Of course, my own ‘national church’, the Religious Society of Friends, has long been ‘permitted’ to marry heterosexual couples, without any formal litany, at its meeting houses, under UK law. It  also came to a new view of sexuality in 1963, publishing Towards a Quaker View of Sex. I found this extremely helpful as a university student in 1975-6, confused about issues of sexuality, and began to attend meetings for worship, though I didn’t become a member of the Society until 1989, when I was working for it in the West Midlands. In 2009, following an internal ‘discernments’ culminating in a minute at London Yearly Meeting, the Society published ‘We are but Witnesses’ which put forward a case for a departure from the traditional view of Christian marriage and argued for a change in the law to permit same-sex marriages to be ‘solemnised’ in places of worship throughout the UK. I cannot support this for three reasons:

1. The Dissenting tradition in the United Kingdom has always sought to separate it practices from the interference of the state in religious matters and, since ‘we are but witnesses’ commitments which take place in the sight of God, we have no need to enlist the support of the state. Indeed, marriages can be made without human witnesses, in so-called ‘common law’ relationships. Marriage is a religious matter, not a legal one, and whilst governments, which come and go, may wish to support it, we do not seek privilege from it as Christians, but regard it as a solemn duty. The gospel calls us to support equality in society and for that reason many of us have supported the move towards equity in legal matters which the introduction of ‘civil partnerships’ has enabled. These could be made available to heterosexual couples, and, if there are remaining inequalities between marriages and civil partnerships, these are surely matters requiring the attention of the state, not the churches. Whilst the Church has social responsibilities as part of its witness, its role is to hold to the eternal truths of Christ’s kingdom on earth, which is separate from secular society.

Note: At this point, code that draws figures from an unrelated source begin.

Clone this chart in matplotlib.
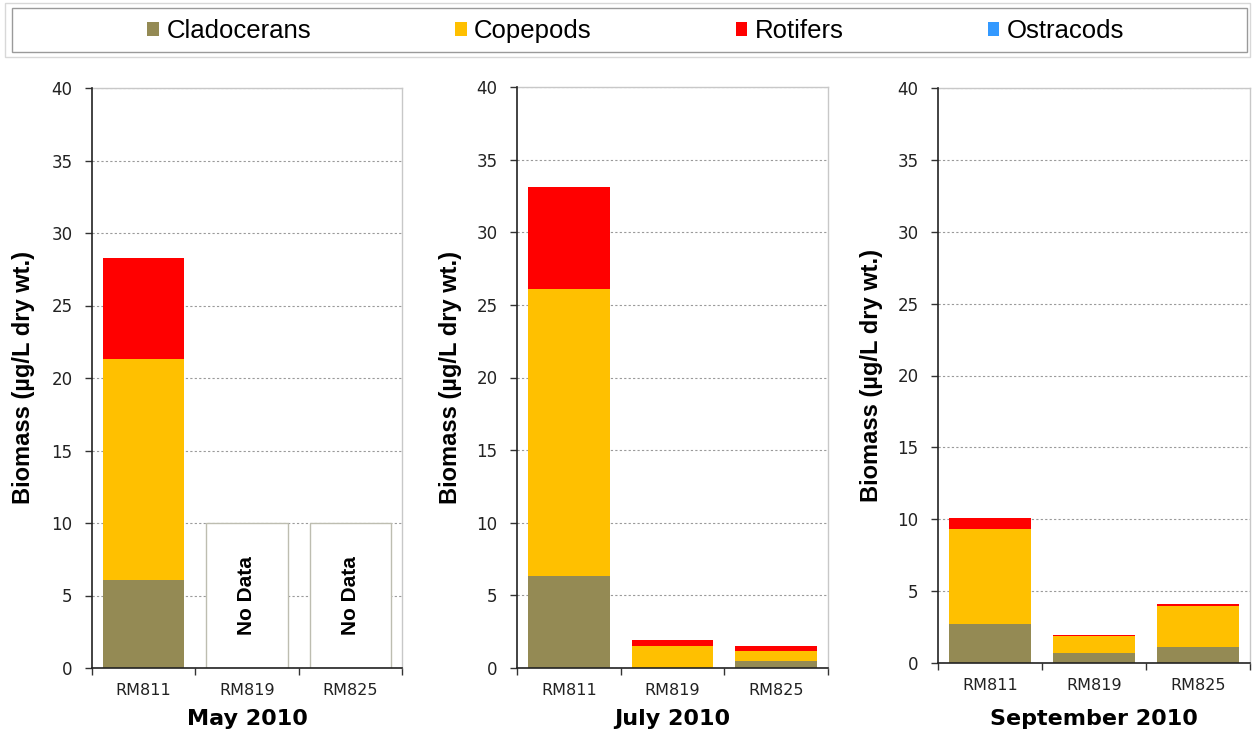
import matplotlib
matplotlib.use("Agg")
import matplotlib.pyplot as plt
import numpy as np
from matplotlib.patches import Rectangle, Patch

# values (ug/L dry wt.)
sites = ["RM811", "RM819", "RM825"]
months = ["May 2010", "July 2010", "September 2010"]
taxa = ["Cladocerans", "Copepods", "Rotifers", "Ostracods"]
colors = ["#948A54", "#FFC000", "#FF0000", "#3399FF"]

cladocerans = [[6.1, 0.0, 0.0], [6.3, 0.0, 0.5], [2.7, 0.7, 1.1]]
copepods = [[15.2, 0.0, 0.0], [19.8, 1.5, 0.65], [6.6, 1.15, 2.9]]
rotifers = [[7.0, 0.0, 0.0], [7.0, 0.4, 0.35], [0.8, 0.08, 0.08]]
ostracods = [[0.0, 0.0, 0.0], [0.0, 0.0, 0.0], [0.0, 0.05, 0.05]]
no_data = [[False, True, True], [False, False, False], [False, False, False]]
no_data_height = 10

series = [cladocerans, copepods, rotifers, ostracods]

W, H = 1254, 742
fig = plt.figure(figsize=(W / 100, H / 100), dpi=100)

# axes boxes in pixels: left, top(40), right, bottom(0)
boxes = [(92, 88, 402, 668), (517, 87, 828, 668), (938, 88, 1250, 663)]
label_x = [-0.183, -0.177, -0.175]

x = np.arange(len(sites))
bar_w = 0.79

for i, (l, t, r, b) in enumerate(boxes):
    ax = fig.add_axes([l / W, 1 - b / H, (r - l) / W, (b - t) / H])
    bottom = np.zeros(len(sites))
    for k, s in enumerate(series):
        vals = np.array(s[i])
        ax.bar(x, vals, bar_w, bottom=bottom, color=colors[k], linewidth=0, zorder=3)
        bottom += vals
    for j, nd in enumerate(no_data[i]):
        if nd:
            ax.bar(x[j], no_data_height, bar_w, color="white", edgecolor="#BDBDB0",
                   linewidth=1.0, zorder=3)
            ax.text(x[j], no_data_height / 2, "No Data", rotation=90, ha="center",
                    va="center", fontsize=15, fontweight="bold",
                    family="Liberation Sans", zorder=4)

    ax.set_xlim(-0.5, 2.5)
    ax.set_ylim(0, 40)
    ax.set_yticks(range(0, 41, 5))
    ax.yaxis.grid(True, linestyle=(0, (2, 2)), color="#9A9A9A", linewidth=0.8, zorder=0)
    ax.set_axisbelow(True)
    ax.tick_params(axis="y", labelsize=12, length=5, width=1, color="#333333", pad=9,
                   labelcolor="#222222")
    ax.set_xticks(x)
    ax.set_xticklabels(sites)
    ax.set_xticks([-0.5, 0.5, 1.5, 2.5], minor=True)
    ax.tick_params(axis="x", which="major", length=0, labelsize=11.5, pad=11,
                   labelcolor="#222222")
    ax.tick_params(axis="x", which="minor", length=5, width=1, color="#333333")
    for side in ("left", "bottom"):
        ax.spines[side].set_color("#222222")
        ax.spines[side].set_linewidth(1.2)
        ax.spines[side].set_zorder(5)
    for side in ("top", "right"):
        ax.spines[side].set_color("#C8C8C8")
        ax.spines[side].set_linewidth(1.0)

    ax.set_ylabel("Biomass (\u00b5g/L dry wt.)", fontsize=17, fontweight="bold",
                  family="Liberation Sans")
    ax.yaxis.set_label_coords(label_x[i], 0.5)
    ax.set_xlabel(months[i], fontsize=16, fontweight="bold")
    ax.xaxis.set_label_coords(0.5, -(709 - b) / (b - t))

# legend box across the top
fig.patches.append(Rectangle((5 / W, 1 - 57 / H), 1245 / W, 54 / H, transform=fig.transFigure,
                             facecolor="none", edgecolor="#D8D8D8", linewidth=1.0))
fig.patches.append(Rectangle((12 / W, 1 - 52 / H), 1235 / W, 44 / H, transform=fig.transFigure,
                             facecolor="white", edgecolor="#9A9A9A", linewidth=1.0))
handles = [Patch(facecolor=c, edgecolor="none") for c in colors]
fig.legend(handles, taxa, loc="center", bbox_to_anchor=(0.507, 1 - 31 / H), ncol=4,
           frameon=False, prop={"family": "Liberation Sans", "size": 18.5},
           handlelength=0.45, handleheight=0.5, handletextpad=0.3, columnspacing=5.6)

fig.savefig("out.png", dpi=100)
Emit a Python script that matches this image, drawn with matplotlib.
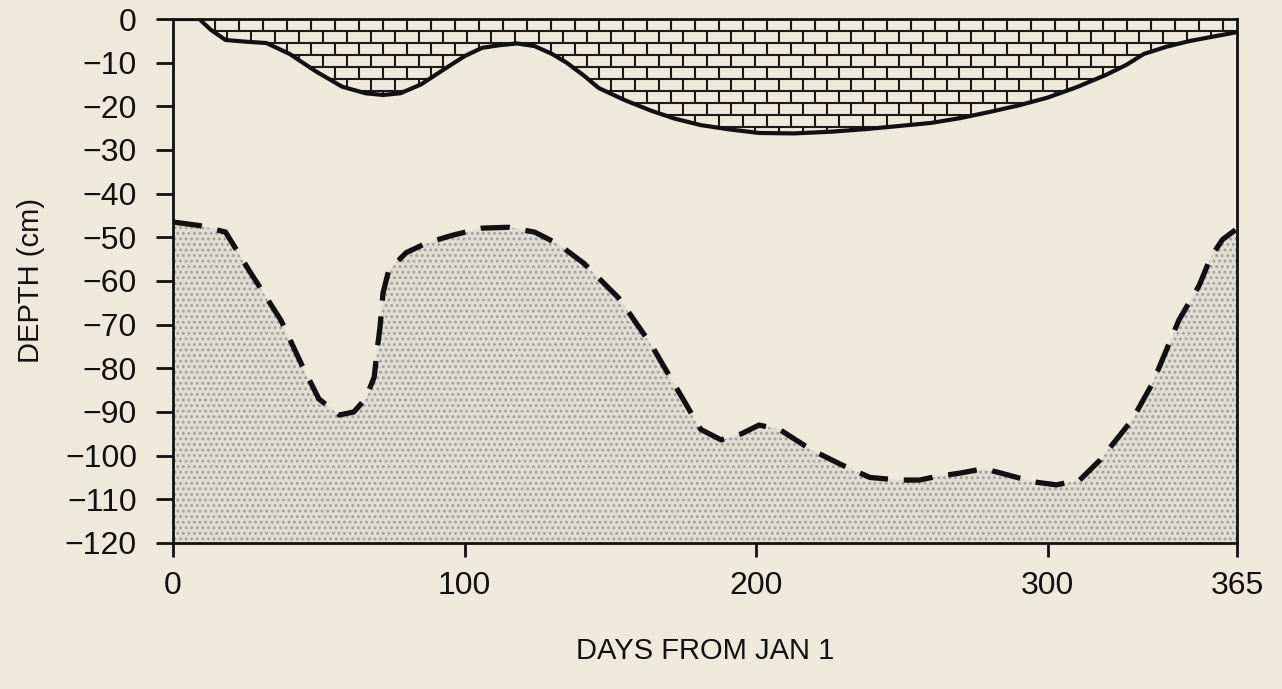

2. The Bible, and, more particularly the New Testament and, even more particularly, the words of Jesus Christ, our fonder, are quite clear both in defining marriage and in stating that homosexual men are excluded from the obligation to marry. Nothing is said about lesbian relationships, not because they did not exist in the ancient world, but because they were not seen as preventing women from marrying men. We need look no further than Jesus’ words for guidance, since they fulfil the teachings of the Torah, and the apostles were writing at a time when they believed that the ‘third dispensation’, the second coming of Christ, would pre-date many of their deaths. Therefore, marriage was only seen as a way of  controlling sexual relations on a temporary basis. I have not found any outright condemnation of homosexuality, or homosexual relations in the New Testament, merely condemnation of promiscuity.

3. Marriage, as public declaration of a heterosexual relationship where two people become one family, is fundamentally different from the formalisation of a ‘partnership’, and I have characterised this as ‘two into one’ compared with ‘one plus one’. As Christians, we celebrate diversity in human relations; we don’t insist on everyone doing things the same way. If we didn’t believe this, we would still have one undivided, catholic church. Rather than insisting on everyone being ‘married’, we should be finding ways of ensuring that commitments and ‘covenants’ between all loving couples can be affirmed and recognised in a variety of acts of public worship. This is what I have tried to show below.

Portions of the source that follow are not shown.